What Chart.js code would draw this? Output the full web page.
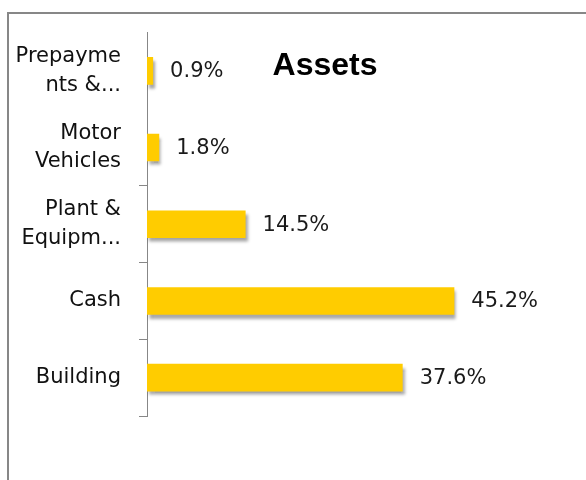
<!DOCTYPE html>
<html>
<head>
<meta charset="utf-8">
<script src="https://cdn.jsdelivr.net/npm/chart.js@4"></script>
<style>
    body { margin: 0; background: #fff; overflow: hidden; }
    #frame {
        position: absolute; left: 7px; top: 12px; width: 640px; height: 520px;
        border-top: 2px solid #878787; border-left: 2px solid #878787;
    }
    #wrap { position: absolute; left: 0; top: 0; width: 586px; height: 480px; }
</style>
</head>
<body>
<div id="frame"></div>
<div id="wrap"><canvas id="assetsChart" width="586" height="480"></canvas></div>
<script>
// Chart data
const categories = [
    ['Prepayme', 'nts &...'],
    ['Motor', 'Vehicles'],
    ['Plant &', 'Equipm...'],
    'Cash',
    'Building'
];
const shares = [0.9, 1.8, 14.5, 45.2, 37.6];
const chartTitle = 'Assets';

// Drop shadow under the bars
const barShadow = {
    id: 'barShadow',
    beforeDatasetsDraw(chart) {
        const ctx = chart.ctx;
        ctx.save();
        ctx.shadowColor = 'rgba(0, 0, 0, 0.35)';
        ctx.shadowOffsetX = 2;
        ctx.shadowOffsetY = 4;
        ctx.shadowBlur = 3;
    },
    afterDatasetsDraw(chart) {
        chart.ctx.restore();
    }
};

// Percent labels next to each bar
const valueLabels = {
    id: 'valueLabels',
    afterDatasetsDraw(chart) {
        const ctx = chart.ctx;
        const meta = chart.getDatasetMeta(0);
        ctx.save();
        ctx.font = '21px "DejaVu Sans"';
        ctx.fillStyle = '#1a1a1a';
        ctx.textAlign = 'left';
        ctx.textBaseline = 'middle';
        meta.data.forEach((bar, i) => {
            ctx.fillText(shares[i].toFixed(1) + '%', bar.x + 17, bar.y + 1);
        });
        ctx.restore();
    }
};

// Title sits inside the plot, like the original
const insideTitle = {
    id: 'insideTitle',
    afterDraw(chart) {
        const ctx = chart.ctx;
        ctx.save();
        ctx.font = 'bold 32px "Liberation Sans"';
        ctx.fillStyle = '#000';
        ctx.textAlign = 'center';
        ctx.textBaseline = 'alphabetic';
        ctx.fillText(chartTitle, 325, 75);
        ctx.restore();
    }
};

const ctx = document.getElementById('assetsChart').getContext('2d');
const chart = new Chart(ctx, {
    type: 'bar',
    data: {
        labels: categories,
        datasets: [{
            data: shares,
            backgroundColor: '#ffcc00',
            borderWidth: 0,
            barPercentage: 0.36,
            categoryPercentage: 1
        }]
    },
    options: {
        indexAxis: 'y',
        responsive: false,
        animation: false,
        layout: {
            padding: { left: 0, top: 30, right: 99, bottom: 64 }
        },
        plugins: {
            legend: { display: false },
            tooltip: { enabled: false },
            title: { display: false }
        },
        scales: {
            x: {
                display: false,
                min: 0,
                max: 50
            },
            y: {
                afterFit(scale) {
                    scale.width = 147;
                },
                border: { color: '#878787', width: 1 },
                grid: {
                    drawOnChartArea: false,
                    color: '#878787',
                    // the original shows no tick marks beside the top two labels
                    tickColor: (c) => (c.index < 2 ? 'rgba(0,0,0,0)' : '#878787'),
                    tickLength: 8
                },
                ticks: {
                    padding: 18,
                    color: '#111',
                    font: { family: '"DejaVu Sans"', size: 21, lineHeight: 1.38 }
                }
            }
        }
    },
    plugins: [barShadow, valueLabels, insideTitle]
});
</script>
</body>
</html>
--------------------------------------------------
PROBLEM TO SOLVE = Exclude the pictures, and transcribe all of the material exactly.

THE OUTPUT =
What Chart.js code would draw this? Output the full web page.
<!DOCTYPE html>
<html>
<head>
<meta charset="utf-8">
<script src="https://cdn.jsdelivr.net/npm/chart.js@4"></script>
<style>
    body { margin: 0; background: #fff; overflow: hidden; }
    #frame {
        position: absolute; left: 7px; top: 12px; width: 640px; height: 520px;
        border-top: 2px solid #878787; border-left: 2px solid #878787;
    }
    #wrap { position: absolute; left: 0; top: 0; width: 586px; height: 480px; }
</style>
</head>
<body>
<div id="frame"></div>
<div id="wrap"><canvas id="assetsChart" width="586" height="480"></canvas></div>
<script>
// Chart data
const categories = [
    ['Prepayme', 'nts &...'],
    ['Motor', 'Vehicles'],
    ['Plant &', 'Equipm...'],
    'Cash',
    'Building'
];
const shares = [0.9, 1.8, 14.5, 45.2, 37.6];
const chartTitle = 'Assets';

// Drop shadow under the bars
const barShadow = {
    id: 'barShadow',
    beforeDatasetsDraw(chart) {
        const ctx = chart.ctx;
        ctx.save();
        ctx.shadowColor = 'rgba(0, 0, 0, 0.35)';
        ctx.shadowOffsetX = 2;
        ctx.shadowOffsetY = 4;
        ctx.shadowBlur = 3;
    },
    afterDatasetsDraw(chart) {
        chart.ctx.restore();
    }
};

// Percent labels next to each bar
const valueLabels = {
    id: 'valueLabels',
    afterDatasetsDraw(chart) {
        const ctx = chart.ctx;
        const meta = chart.getDatasetMeta(0);
        ctx.save();
        ctx.font = '21px "DejaVu Sans"';
        ctx.fillStyle = '#1a1a1a';
        ctx.textAlign = 'left';
        ctx.textBaseline = 'middle';
        meta.data.forEach((bar, i) => {
            ctx.fillText(shares[i].toFixed(1) + '%', bar.x + 17, bar.y + 1);
        });
        ctx.restore();
    }
};

// Title sits inside the plot, like the original
const insideTitle = {
    id: 'insideTitle',
    afterDraw(chart) {
        const ctx = chart.ctx;
        ctx.save();
        ctx.font = 'bold 32px "Liberation Sans"';
        ctx.fillStyle = '#000';
        ctx.textAlign = 'center';
        ctx.textBaseline = 'alphabetic';
        ctx.fillText(chartTitle, 325, 75);
        ctx.restore();
    }
};

const ctx = document.getElementById('assetsChart').getContext('2d');
const chart = new Chart(ctx, {
    type: 'bar',
    data: {
        labels: categories,
        datasets: [{
            data: shares,
            backgroundColor: '#ffcc00',
            borderWidth: 0,
            barPercentage: 0.36,
            categoryPercentage: 1
        }]
    },
    options: {
        indexAxis: 'y',
        responsive: false,
        animation: false,
        layout: {
            padding: { left: 0, top: 30, right: 99, bottom: 64 }
        },
        plugins: {
            legend: { display: false },
            tooltip: { enabled: false },
            title: { display: false }
        },
        scales: {
            x: {
                display: false,
                min: 0,
                max: 50
            },
            y: {
                afterFit(scale) {
                    scale.width = 147;
                },
                border: { color: '#878787', width: 1 },
                grid: {
                    drawOnChartArea: false,
                    color: '#878787',
                    // the original shows no tick marks beside the top two labels
                    tickColor: (c) => (c.index < 2 ? 'rgba(0,0,0,0)' : '#878787'),
                    tickLength: 8
                },
                ticks: {
                    padding: 18,
                    color: '#111',
                    font: { family: '"DejaVu Sans"', size: 21, lineHeight: 1.38 }
                }
            }
        }
    },
    plugins: [barShadow, valueLabels, insideTitle]
});
</script>
</body>
</html>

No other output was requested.